La inmensa mayoría de nosotros somos apasionados de lo que hacemos, poniendo de nuestra parte un plus que no es cuantificable pero sí es verificable, ese cariño o amor a nuestro trabajo hace que soportemos las durísimas condiciones de trabajo a la que nos someten. Pero creo que hablar de que la crisis no afecta demasiado al mundo editorial raya con la falta de principios y la burla hacia nosotros. Y sin principios, el final será triste, más triste aún.

Es hora de que los editores se sitúen en la realidad, dejando esa vacua vanidad y ese aura inventado que corona sus frentes y se acerquen un poco a esa realidad, sometiéndose a un autoexamen de conciencia, de prioridades y de principios.

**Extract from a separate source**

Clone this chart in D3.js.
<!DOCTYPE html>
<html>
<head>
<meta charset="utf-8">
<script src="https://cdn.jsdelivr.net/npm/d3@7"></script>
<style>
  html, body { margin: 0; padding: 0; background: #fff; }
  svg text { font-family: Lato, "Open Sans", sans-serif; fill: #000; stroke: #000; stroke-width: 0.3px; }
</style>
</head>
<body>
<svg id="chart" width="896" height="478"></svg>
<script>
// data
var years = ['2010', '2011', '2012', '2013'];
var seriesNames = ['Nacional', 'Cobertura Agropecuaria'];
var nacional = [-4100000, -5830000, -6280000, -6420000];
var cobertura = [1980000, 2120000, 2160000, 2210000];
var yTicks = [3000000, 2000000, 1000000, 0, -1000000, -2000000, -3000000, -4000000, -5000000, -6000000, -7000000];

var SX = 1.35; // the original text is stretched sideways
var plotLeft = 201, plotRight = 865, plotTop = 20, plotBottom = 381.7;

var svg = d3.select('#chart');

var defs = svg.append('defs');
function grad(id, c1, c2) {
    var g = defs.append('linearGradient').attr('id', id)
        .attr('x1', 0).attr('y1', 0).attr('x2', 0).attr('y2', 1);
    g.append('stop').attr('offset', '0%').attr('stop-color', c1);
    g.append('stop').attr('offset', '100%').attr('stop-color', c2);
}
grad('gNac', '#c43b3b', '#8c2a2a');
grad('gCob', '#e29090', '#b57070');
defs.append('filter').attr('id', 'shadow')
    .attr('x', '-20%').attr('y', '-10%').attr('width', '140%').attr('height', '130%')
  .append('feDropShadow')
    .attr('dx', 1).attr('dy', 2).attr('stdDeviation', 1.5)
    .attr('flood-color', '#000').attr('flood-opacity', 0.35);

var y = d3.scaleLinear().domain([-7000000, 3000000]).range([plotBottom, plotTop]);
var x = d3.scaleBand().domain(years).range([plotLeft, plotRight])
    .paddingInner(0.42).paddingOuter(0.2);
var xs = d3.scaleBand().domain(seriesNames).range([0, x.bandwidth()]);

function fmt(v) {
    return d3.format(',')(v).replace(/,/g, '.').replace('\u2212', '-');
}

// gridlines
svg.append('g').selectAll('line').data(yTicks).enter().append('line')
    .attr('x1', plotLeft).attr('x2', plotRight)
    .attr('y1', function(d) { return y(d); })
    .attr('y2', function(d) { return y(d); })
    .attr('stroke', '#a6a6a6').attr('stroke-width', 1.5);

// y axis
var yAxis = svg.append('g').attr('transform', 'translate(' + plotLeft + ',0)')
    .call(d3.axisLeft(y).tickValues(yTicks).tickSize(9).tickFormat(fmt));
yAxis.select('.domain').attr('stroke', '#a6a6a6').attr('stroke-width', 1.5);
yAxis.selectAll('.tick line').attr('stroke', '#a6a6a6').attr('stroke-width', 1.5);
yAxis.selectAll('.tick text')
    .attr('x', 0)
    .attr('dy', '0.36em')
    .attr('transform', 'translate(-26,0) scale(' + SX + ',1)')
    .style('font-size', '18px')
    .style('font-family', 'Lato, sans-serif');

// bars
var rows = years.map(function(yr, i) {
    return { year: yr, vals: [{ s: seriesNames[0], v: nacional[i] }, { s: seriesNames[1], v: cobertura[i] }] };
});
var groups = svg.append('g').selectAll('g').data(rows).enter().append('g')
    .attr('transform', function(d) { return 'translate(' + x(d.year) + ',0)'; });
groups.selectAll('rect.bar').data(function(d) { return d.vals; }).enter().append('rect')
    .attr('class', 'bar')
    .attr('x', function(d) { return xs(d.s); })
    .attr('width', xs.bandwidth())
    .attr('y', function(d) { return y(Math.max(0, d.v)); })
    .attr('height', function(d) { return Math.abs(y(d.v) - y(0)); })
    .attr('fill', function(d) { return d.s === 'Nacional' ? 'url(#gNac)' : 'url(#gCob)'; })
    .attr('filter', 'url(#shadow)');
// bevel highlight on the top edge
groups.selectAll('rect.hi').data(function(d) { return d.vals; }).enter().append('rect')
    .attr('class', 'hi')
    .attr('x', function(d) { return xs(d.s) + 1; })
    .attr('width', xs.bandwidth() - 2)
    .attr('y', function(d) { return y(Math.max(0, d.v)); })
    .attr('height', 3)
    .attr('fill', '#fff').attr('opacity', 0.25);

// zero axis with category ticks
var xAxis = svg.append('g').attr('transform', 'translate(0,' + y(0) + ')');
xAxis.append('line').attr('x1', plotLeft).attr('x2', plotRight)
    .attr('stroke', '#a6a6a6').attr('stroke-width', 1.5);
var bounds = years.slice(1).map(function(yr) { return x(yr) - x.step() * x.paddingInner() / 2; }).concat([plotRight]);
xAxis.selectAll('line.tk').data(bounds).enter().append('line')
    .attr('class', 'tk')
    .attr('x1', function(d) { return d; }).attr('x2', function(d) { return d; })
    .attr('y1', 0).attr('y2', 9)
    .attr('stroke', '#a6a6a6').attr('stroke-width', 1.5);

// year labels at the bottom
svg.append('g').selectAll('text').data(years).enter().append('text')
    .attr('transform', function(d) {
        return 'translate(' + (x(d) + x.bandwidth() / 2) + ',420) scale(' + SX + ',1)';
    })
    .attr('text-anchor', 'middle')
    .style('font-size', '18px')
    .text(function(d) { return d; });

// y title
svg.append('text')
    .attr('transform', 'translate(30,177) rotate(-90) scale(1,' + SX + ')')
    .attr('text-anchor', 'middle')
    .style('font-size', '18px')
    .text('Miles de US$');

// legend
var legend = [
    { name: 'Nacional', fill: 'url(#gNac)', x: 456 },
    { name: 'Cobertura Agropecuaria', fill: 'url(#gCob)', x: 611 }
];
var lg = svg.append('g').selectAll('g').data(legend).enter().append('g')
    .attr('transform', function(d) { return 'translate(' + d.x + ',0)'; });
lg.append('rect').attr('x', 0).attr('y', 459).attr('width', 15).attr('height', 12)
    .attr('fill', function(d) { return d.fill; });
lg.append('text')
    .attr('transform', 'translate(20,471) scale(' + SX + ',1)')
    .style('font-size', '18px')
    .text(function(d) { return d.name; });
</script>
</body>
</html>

Aunque lo no quieran ver y les aterre, la autocrítica es no solo útil, sino —en ciertas coyunturas como ésta— imprescindible. Se harán un favor a ustedes mismos, además de al sector en su conjunto, incluido el sufrido lector, que sigue pagando 20€ por un libro que ha sido corregido por una sola persona en jornadas maratonianas, cuando hace no muchos años por el mismo precio se ponía en manos del lector un producto de una calidad sensiblemente superior.

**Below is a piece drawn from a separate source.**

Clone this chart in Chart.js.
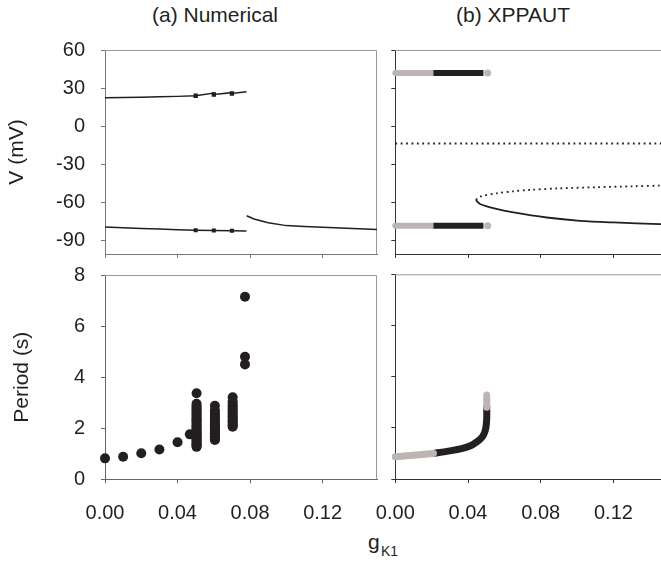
<!DOCTYPE html>
<html>
<head>
<meta charset="utf-8">
<script src="https://cdn.jsdelivr.net/npm/chart.js@4.4.0/dist/chart.umd.min.js"></script>
<style>
  html, body { margin: 0; padding: 0; background: #fff; overflow: hidden; width: 661px; height: 563px; }
  canvas { position: absolute; }
  .lbl { position: absolute; font-family: "Liberation Sans", Arial, sans-serif; color: #231f20; white-space: nowrap; }
</style>
</head>
<body>
<div class="lbl" style="left:115px; top:3px; width:200px; text-align:center; font-size:21px; line-height:24px;">(a) Numerical</div>
<div class="lbl" style="left:413px; top:3px; width:200px; text-align:center; font-size:21px; line-height:24px;">(b) XPPAUT</div>
<span class="lbl" style="left:368px; top:531px; font-size:21px; line-height:21px;">g</span>
<span class="lbl" style="left:381px; top:544px; font-size:14px; line-height:14px;">K1</span>

<canvas id="numV" width="390" height="262" style="left:0; top:0"></canvas>
<canvas id="xppV" width="320" height="262" style="left:360px; top:0"></canvas>
<canvas id="numT" width="390" height="301" style="left:0; top:262px"></canvas>
<canvas id="xppT" width="320" height="301" style="left:360px; top:262px"></canvas>

<script>
// ---- (a) numerical: V max / min vs gK1
var numMaxK = [0, 0.01, 0.02, 0.03, 0.04, 0.05, 0.06, 0.06, 0.07, 0.07, 0.078];
var numMaxV = [22.3, 22.5, 22.8, 23.1, 23.4, 23.9, 26.0, 24.9, 26.3, 25.7, 27.1];
var numMinK = [0, 0.01, 0.02, 0.03, 0.04, 0.05, 0.06, 0.07, 0.078];
var numMinV = [-79.6, -80.2, -80.8, -81.3, -81.8, -82.2, -82.4, -82.6, -82.8];
var numRestK = [0.0781, 0.0822, 0.09, 0.1, 0.11, 0.12, 0.13, 0.14, 0.15];
var numRestV = [-70.8, -73.4, -76.4, -78.6, -79.3, -79.9, -80.5, -81.0, -81.6];

// ---- (a) numerical: period
var numSeqK = [0, 0.01, 0.02, 0.03, 0.04, 0.0468];
var numSeqP = [0.82, 0.88, 1.02, 1.17, 1.45, 1.76];
var burstK = [0.0505, 0.0606, 0.0704, 0.0772];
var burstP = [
  [1.27, 1.31, 1.36, 1.40, 1.46, 1.51, 1.55, 1.62, 1.66, 1.71, 1.77, 1.82, 1.86, 1.93, 1.97, 2.04, 2.09, 2.13, 2.20, 2.26, 2.31, 2.37, 2.42, 2.50, 2.56, 2.61, 2.68, 2.74, 2.81, 2.88, 2.96, 3.37],
  [1.54, 1.58, 1.63, 1.69, 1.74, 1.80, 1.85, 1.91, 1.97, 2.03, 2.10, 2.16, 2.22, 2.30, 2.37, 2.44, 2.52, 2.60, 2.70, 2.88],
  [2.06, 2.10, 2.15, 2.21, 2.27, 2.33, 2.40, 2.47, 2.55, 2.62, 2.70, 2.78, 2.86, 2.95, 3.05, 3.21],
  [4.50, 4.80, 7.15]
];

// ---- (b) XPPAUT: bifurcation diagram
var xppGreyK = [0, 0.021];
var xppBlackK = [0.021, 0.0485];
var xppEndK = [0.0508];
var xppMaxV = [41.9, 41.9];
var xppMinV = [-78.8, -78.8];
var xppUnstK = [0, 0.15];
var xppUnstV = [-13.8, -13.8];
var xppFoldUK = [0.0443, 0.0466, 0.0558, 0.065, 0.0741, 0.09, 0.11, 0.13, 0.146, 0.15];
var xppFoldUV = [-58.3, -55.7, -53.1, -51.5, -50.4, -49.2, -48.3, -47.6, -47.0, -46.9];
var xppFoldSK = [0.0443, 0.0466, 0.055, 0.065, 0.0833, 0.1016, 0.12, 0.1457, 0.15];
var xppFoldSV = [-58.5, -61.5, -65.2, -68.2, -72.2, -74.8, -76.1, -77.4, -77.6];

// ---- (b) XPPAUT: period
var xppPerGreyK = [0, 0.01, 0.021];
var xppPerGreyP = [0.87, 0.93, 1.0];
var xppPerK = [0.021, 0.03, 0.037, 0.042, 0.045, 0.047, 0.0485, 0.0495, 0.05, 0.0503, 0.0503];
var xppPerP = [1.0, 1.1, 1.2, 1.32, 1.46, 1.58, 1.72, 1.9, 2.1, 2.4, 2.85];
var xppPerTopK = [0.0503, 0.0503];
var xppPerTopP = [2.8, 3.28];

var FONT = "'Liberation Sans', Arial, sans-serif";
var INK = '#231f20';
var GREY = '#bdb5b3';

function pts(xs, ys) {
  return xs.map(function (x, i) { return { x: x, y: ys[i] }; });
}

var framePlugin = {
  id: 'frame',
  beforeDatasetsDraw: function (chart, args, opts) {
    var a = chart.chartArea, ctx = chart.ctx;
    ctx.save();
    ctx.strokeStyle = opts.color;
    ctx.lineWidth = 1;
    ctx.beginPath();
    ctx.moveTo(a.left, a.top + 0.5);
    ctx.lineTo(a.right - 0.5, a.top + 0.5);
    ctx.lineTo(a.right - 0.5, a.bottom);
    ctx.stroke();
    ctx.restore();
  }
};

function makeChart(id, datasets, o) {
  return new Chart(document.getElementById(id), {
    type: 'scatter',
    data: { datasets: datasets },
    plugins: [framePlugin],
    options: {
      responsive: false,
      animation: false,
      devicePixelRatio: 1,
      layout: { padding: { top: o.padTop, right: o.padRight, left: 0, bottom: 0 } },
      plugins: {
        legend: { display: false },
        tooltip: { enabled: false },
        frame: { color: o.frameColor }
      },
      scales: {
        x: {
          type: 'linear', min: 0, max: 0.15,
          ticks: {
            stepSize: 0.04, includeBounds: false, display: o.xLabels, padding: 18,
            color: INK, font: { size: 20, family: FONT }, maxRotation: 0,
            callback: function (v) { return v.toFixed(2); }
          },
          grid: { drawOnChartArea: false, tickLength: 4, color: o.axisColor },
          border: { color: o.axisColor },
          afterFit: function (s) { s.height = o.xH; s.paddingLeft = 0; s.paddingRight = 0; }
        },
        y: {
          type: 'linear', min: o.yMin, max: o.yMax,
          ticks: {
            stepSize: o.yStep, includeBounds: false, display: o.yLabels, padding: 16,
            color: INK, font: { size: 20, family: FONT }
          },
          title: {
            display: !!o.yTitle, text: o.yTitle, color: INK,
            font: { size: 21, family: FONT }, padding: { top: o.yTitlePad, bottom: 0 }
          },
          grid: { drawOnChartArea: false, tickLength: 4, color: o.axisColor },
          border: { color: o.axisColor },
          afterFit: function (s) { s.width = o.yW; s.paddingTop = 0; s.paddingBottom = 0; }
        }
      }
    }
  });
}

function lineSet(data, color, width, extra) {
  var d = { data: data, showLine: true, borderColor: color, backgroundColor: color,
            borderWidth: width, pointRadius: 0, clip: false, tension: 0 };
  for (var k in extra) d[k] = extra[k];
  return d;
}

// top-left
makeChart('numV', [
  lineSet(pts(numMaxK, numMaxV), INK, 1.5, {
    pointStyle: 'rect', pointRadius: [0, 0, 0, 0, 0, 2, 0, 2, 0, 2, 0], order: 1 }),
  lineSet(pts(numMinK, numMinV), INK, 1.5, {
    pointStyle: 'rect', pointRadius: [0, 0, 0, 0, 0, 1.8, 1.8, 1.8, 0], order: 1 }),
  lineSet(pts(numRestK, numRestV), INK, 1.5, { order: 1 })
], { padTop: 50, padRight: 13, xH: 8, yW: 105, yMin: -101, yMax: 60, yStep: 30,
     xLabels: false, yLabels: true, yTitle: 'V (mV)', yTitlePad: 5,
     axisColor: '#777', frameColor: '#999' });

// top-right
makeChart('xppV', [
  lineSet(pts(xppBlackK, xppMaxV), INK, 6, { borderCapStyle: 'butt', order: 1 }),
  lineSet(pts(xppBlackK, xppMinV), INK, 6, { borderCapStyle: 'butt', order: 1 }),
  lineSet(pts(xppGreyK, xppMaxV), GREY, 6, { borderCapStyle: 'round', order: 2 }),
  lineSet(pts(xppGreyK, xppMinV), GREY, 6, { borderCapStyle: 'round', order: 2 }),
  { data: pts(xppEndK, [xppMaxV[0]]).concat(pts(xppEndK, [xppMinV[0]])), pointRadius: 3.5,
    backgroundColor: GREY, borderWidth: 0, clip: false, order: 3 },
  lineSet(pts(xppUnstK, xppUnstV), INK, 1.8, { borderDash: [1.8, 3.6], order: 1 }),
  lineSet(pts(xppFoldUK, xppFoldUV), INK, 1.8, { borderDash: [1.8, 3.6], tension: 0.3, order: 1 }),
  lineSet(pts(xppFoldSK, xppFoldSV), INK, 1.8, { tension: 0.3, order: 1 })
], { padTop: 50, padRight: 12, xH: 8, yW: 35.3, yMin: -101, yMax: 60, yStep: 30,
     xLabels: false, yLabels: false, yTitle: '', yTitlePad: 0,
     axisColor: '#333', frameColor: '#999' });

// bottom-left
var burstPts = [];
burstK.forEach(function (k, i) {
  burstP[i].forEach(function (p) { burstPts.push({ x: k, y: p }); });
});
makeChart('numT', [
  { data: pts(numSeqK, numSeqP).concat(burstPts), pointRadius: 5, pointStyle: 'circle',
    backgroundColor: INK, borderWidth: 0, clip: false }
], { padTop: 13, padRight: 13, xH: 83.7, yW: 105, yMin: 0, yMax: 8, yStep: 2,
     xLabels: true, yLabels: true, yTitle: 'Period (s)', yTitlePad: 10,
     axisColor: '#666', frameColor: '#999' });

// bottom-right
makeChart('xppT', [
  lineSet(pts(xppPerK, xppPerP), INK, 7, { borderCapStyle: 'butt', borderJoinStyle: 'round', tension: 0.2, order: 2 }),
  lineSet(pts(xppPerGreyK, xppPerGreyP), GREY, 7, { borderCapStyle: 'round', order: 1 }),
  lineSet(pts(xppPerTopK, xppPerTopP), GREY, 7, { borderCapStyle: 'round', order: 1 })
], { padTop: 12.3, padRight: 12, xH: 84, yW: 35.3, yMin: 0, yMax: 8, yStep: 2,
     xLabels: true, yLabels: false, yTitle: '', yTitlePad: 0,
     axisColor: '#333', frameColor: '#999' });
</script>
</body>
</html>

¿Quién se queda con ese «margen de ganancia»? Será por eso que algunos no notan la crisis, porque a costa nuestra siguen percibiendo los mismos beneficios.

Pero cuidado, porque a pesar de que estamos solos y desprotegidos no somos tontos. Tampoco los lectores, los buenos lectores, que pagan 15, 20 o 25€ por libros ilegibles que son una falta de respeto a quien intente leerlo sin tropezar con infinidad de erratas. Y una falta de respeto a ustedes mismos, editores de prestigio, porque el prestigio original estaba ligado a editar buenos libros. No lo olviden, porque de lo contrario han perdido la esencia de su trabajo.

                                                                                                    Barcelona, 27 de abril de 2009.